**Problem description**. The material below should be written out in full and exactly; pictures stay out of the copy.

* Start Given information *

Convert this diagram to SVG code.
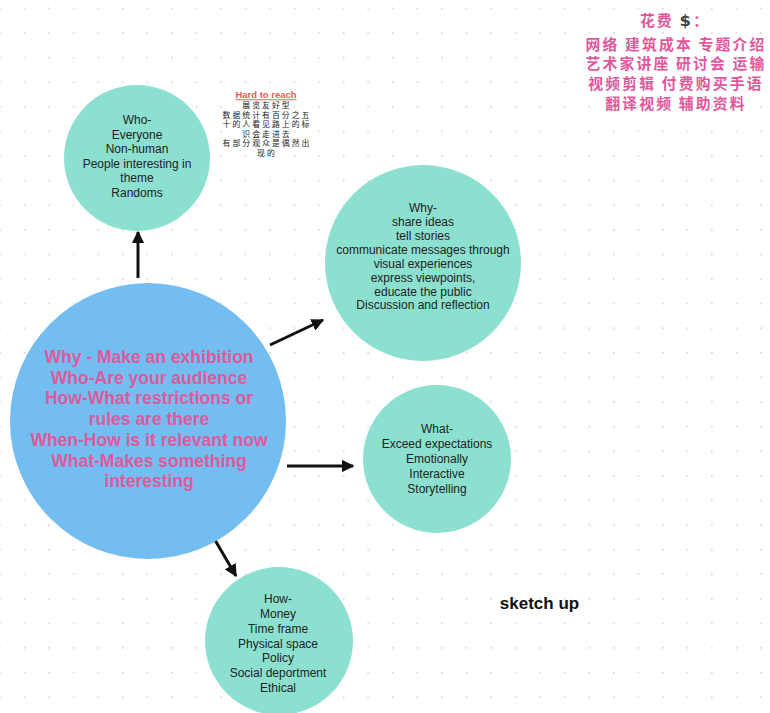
<svg xmlns="http://www.w3.org/2000/svg" width="770" height="713" viewBox="0 0 770 713">
<defs>
<pattern id="dots" x="23.7" y="7.6" width="24.55" height="24.6" patternUnits="userSpaceOnUse">
<circle cx="0.8" cy="0.8" r="0.9" fill="#cfcfcf"/>
</pattern>
<marker id="ah" viewBox="0 0 10 10" refX="9" refY="5" markerWidth="4.2" markerHeight="4.2" orient="auto" markerUnits="strokeWidth">
<path d="M0,0 L10,5 L0,10 z" fill="#111"/>
</marker>
<style>
.teal{fill:#8ce0cf}
.blue{fill:#74bdf0}
.t{font-family:"Liberation Sans",Arial,sans-serif;font-size:12px;fill:#222;text-anchor:middle}
.m{font-family:"Liberation Sans",Arial,sans-serif;font-size:17.5px;font-weight:bold;fill:#df5a9d;text-anchor:middle}
.cn{font-family:"Noto Sans CJK SC",sans-serif;font-size:7.9px;letter-spacing:2px;fill:#222;text-anchor:middle}
.cp{font-family:"Noto Sans CJK SC",sans-serif;font-size:14.8px;letter-spacing:2.2px;font-weight:bold;fill:#e0579c;text-anchor:middle}
.ar{stroke:#111;stroke-width:3;fill:none;marker-end:url(#ah)}
</style>
</defs>
<rect width="770" height="713" fill="#ffffff"/>
<rect width="770" height="713" fill="url(#dots)"/>

<g id="connectors">
<line class="ar" x1="138" y1="278" x2="138" y2="232"/>
<line class="ar" x1="270" y1="345" x2="323" y2="320"/>
<line class="ar" x1="287" y1="466" x2="353" y2="466"/>
<line class="ar" x1="215" y1="540" x2="236" y2="576"/>
</g>

<g id="node-center">
<circle class="blue" cx="148" cy="421" r="138"/>
<text class="m" x="149" y="363">Why - Make an exhibition</text>
<text class="m" x="149" y="384">Who-Are your audience</text>
<text class="m" x="149" y="404">How-What restrictions or</text>
<text class="m" x="149" y="425">rules are there</text>
<text class="m" x="149" y="446">When-How is it relevant now</text>
<text class="m" x="149" y="467">What-Makes something</text>
<text class="m" x="149" y="487">interesting</text>
</g>

<g id="node-who">
<circle class="teal" cx="137" cy="158" r="73"/>
<text class="t" x="137" y="124">Who-</text>
<text class="t" x="137" y="138.5">Everyone</text>
<text class="t" x="137" y="153">Non-human</text>
<text class="t" x="137" y="167.5">People interesting in</text>
<text class="t" x="137" y="182">theme</text>
<text class="t" x="137" y="196.5">Randoms</text>
</g>

<g id="node-why">
<circle class="teal" cx="423" cy="263" r="98"/>
<text class="t" x="423" y="212">Why-</text>
<text class="t" x="423" y="226">share ideas</text>
<text class="t" x="423" y="240">tell stories</text>
<text class="t" x="423" y="254">communicate messages through</text>
<text class="t" x="423" y="268">visual experiences</text>
<text class="t" x="423" y="282">express viewpoints,</text>
<text class="t" x="423" y="296">educate the public</text>
<text class="t" x="423" y="309">Discussion and reflection</text>
</g>

<g id="node-what">
<circle class="teal" cx="437" cy="459" r="74"/>
<text class="t" x="437" y="433">What-</text>
<text class="t" x="437" y="448">Exceed expectations</text>
<text class="t" x="437" y="463">Emotionally</text>
<text class="t" x="437" y="478">Interactive</text>
<text class="t" x="437" y="493">Storytelling</text>
</g>

<g id="node-how">
<circle class="teal" cx="279" cy="641" r="74"/>
<text class="t" x="278" y="603">How-</text>
<text class="t" x="278" y="617.5">Money</text>
<text class="t" x="278" y="632.5">Time frame</text>
<text class="t" x="278" y="647.5">Physical space</text>
<text class="t" x="278" y="662">Policy</text>
<text class="t" x="278" y="677">Social deportment</text>
<text class="t" x="278" y="692">Ethical</text>
</g>

<g id="note-hard">
<text x="266" y="98.3" style="font-family:'Liberation Sans',Arial,sans-serif;font-size:9.5px;font-weight:bold;fill:#e2614a;text-anchor:middle;text-decoration:underline">Hard to reach</text>
<text class="cn" x="267" y="108.3">展览友好型</text>
<text class="cn" x="267" y="117.8">数据统计有百分之五</text>
<text class="cn" x="267" y="127.3">十的人看见路上的标</text>
<text class="cn" x="267" y="136.8">识会走进去</text>
<text class="cn" x="267" y="146.3">有部分观众是偶然出</text>
<text class="cn" x="267" y="155.8">现的</text>
</g>

<g id="note-cost">
<text class="cp" x="675" y="26">花费 <tspan style="fill:#444;font-family:'DejaVu Sans',sans-serif;font-size:16.5px;font-weight:bold">$</tspan>：</text>
<text class="cp" x="676" y="49.5">网络 建筑成本 专题介绍</text>
<text class="cp" x="676" y="69.3">艺术家讲座  研讨会 运输</text>
<text class="cp" x="676" y="89.1">视频剪辑 付费购买手语</text>
<text class="cp" x="676" y="108.9">翻译视频 辅助资料</text>
</g>

<g id="label-sketch">
<text x="539.5" y="609" style="font-family:'Liberation Sans',Arial,sans-serif;font-size:17px;font-weight:bold;fill:#111;text-anchor:middle">sketch up</text>
</g>
</svg>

* End Given information *

**Task solution**.
Convert this diagram to SVG code.
<svg xmlns="http://www.w3.org/2000/svg" width="770" height="713" viewBox="0 0 770 713">
<defs>
<pattern id="dots" x="23.7" y="7.6" width="24.55" height="24.6" patternUnits="userSpaceOnUse">
<circle cx="0.8" cy="0.8" r="0.9" fill="#cfcfcf"/>
</pattern>
<marker id="ah" viewBox="0 0 10 10" refX="9" refY="5" markerWidth="4.2" markerHeight="4.2" orient="auto" markerUnits="strokeWidth">
<path d="M0,0 L10,5 L0,10 z" fill="#111"/>
</marker>
<style>
.teal{fill:#8ce0cf}
.blue{fill:#74bdf0}
.t{font-family:"Liberation Sans",Arial,sans-serif;font-size:12px;fill:#222;text-anchor:middle}
.m{font-family:"Liberation Sans",Arial,sans-serif;font-size:17.5px;font-weight:bold;fill:#df5a9d;text-anchor:middle}
.cn{font-family:"Noto Sans CJK SC",sans-serif;font-size:7.9px;letter-spacing:2px;fill:#222;text-anchor:middle}
.cp{font-family:"Noto Sans CJK SC",sans-serif;font-size:14.8px;letter-spacing:2.2px;font-weight:bold;fill:#e0579c;text-anchor:middle}
.ar{stroke:#111;stroke-width:3;fill:none;marker-end:url(#ah)}
</style>
</defs>
<rect width="770" height="713" fill="#ffffff"/>
<rect width="770" height="713" fill="url(#dots)"/>

<g id="connectors">
<line class="ar" x1="138" y1="278" x2="138" y2="232"/>
<line class="ar" x1="270" y1="345" x2="323" y2="320"/>
<line class="ar" x1="287" y1="466" x2="353" y2="466"/>
<line class="ar" x1="215" y1="540" x2="236" y2="576"/>
</g>

<g id="node-center">
<circle class="blue" cx="148" cy="421" r="138"/>
<text class="m" x="149" y="363">Why - Make an exhibition</text>
<text class="m" x="149" y="384">Who-Are your audience</text>
<text class="m" x="149" y="404">How-What restrictions or</text>
<text class="m" x="149" y="425">rules are there</text>
<text class="m" x="149" y="446">When-How is it relevant now</text>
<text class="m" x="149" y="467">What-Makes something</text>
<text class="m" x="149" y="487">interesting</text>
</g>

<g id="node-who">
<circle class="teal" cx="137" cy="158" r="73"/>
<text class="t" x="137" y="124">Who-</text>
<text class="t" x="137" y="138.5">Everyone</text>
<text class="t" x="137" y="153">Non-human</text>
<text class="t" x="137" y="167.5">People interesting in</text>
<text class="t" x="137" y="182">theme</text>
<text class="t" x="137" y="196.5">Randoms</text>
</g>

<g id="node-why">
<circle class="teal" cx="423" cy="263" r="98"/>
<text class="t" x="423" y="212">Why-</text>
<text class="t" x="423" y="226">share ideas</text>
<text class="t" x="423" y="240">tell stories</text>
<text class="t" x="423" y="254">communicate messages through</text>
<text class="t" x="423" y="268">visual experiences</text>
<text class="t" x="423" y="282">express viewpoints,</text>
<text class="t" x="423" y="296">educate the public</text>
<text class="t" x="423" y="309">Discussion and reflection</text>
</g>

<g id="node-what">
<circle class="teal" cx="437" cy="459" r="74"/>
<text class="t" x="437" y="433">What-</text>
<text class="t" x="437" y="448">Exceed expectations</text>
<text class="t" x="437" y="463">Emotionally</text>
<text class="t" x="437" y="478">Interactive</text>
<text class="t" x="437" y="493">Storytelling</text>
</g>

<g id="node-how">
<circle class="teal" cx="279" cy="641" r="74"/>
<text class="t" x="278" y="603">How-</text>
<text class="t" x="278" y="617.5">Money</text>
<text class="t" x="278" y="632.5">Time frame</text>
<text class="t" x="278" y="647.5">Physical space</text>
<text class="t" x="278" y="662">Policy</text>
<text class="t" x="278" y="677">Social deportment</text>
<text class="t" x="278" y="692">Ethical</text>
</g>

<g id="note-hard">
<text x="266" y="98.3" style="font-family:'Liberation Sans',Arial,sans-serif;font-size:9.5px;font-weight:bold;fill:#e2614a;text-anchor:middle;text-decoration:underline">Hard to reach</text>
<text class="cn" x="267" y="108.3">展览友好型</text>
<text class="cn" x="267" y="117.8">数据统计有百分之五</text>
<text class="cn" x="267" y="127.3">十的人看见路上的标</text>
<text class="cn" x="267" y="136.8">识会走进去</text>
<text class="cn" x="267" y="146.3">有部分观众是偶然出</text>
<text class="cn" x="267" y="155.8">现的</text>
</g>

<g id="note-cost">
<text class="cp" x="675" y="26">花费 <tspan style="fill:#444;font-family:'DejaVu Sans',sans-serif;font-size:16.5px;font-weight:bold">$</tspan>：</text>
<text class="cp" x="676" y="49.5">网络 建筑成本 专题介绍</text>
<text class="cp" x="676" y="69.3">艺术家讲座  研讨会 运输</text>
<text class="cp" x="676" y="89.1">视频剪辑 付费购买手语</text>
<text class="cp" x="676" y="108.9">翻译视频 辅助资料</text>
</g>

<g id="label-sketch">
<text x="539.5" y="609" style="font-family:'Liberation Sans',Arial,sans-serif;font-size:17px;font-weight:bold;fill:#111;text-anchor:middle">sketch up</text>
</g>
</svg>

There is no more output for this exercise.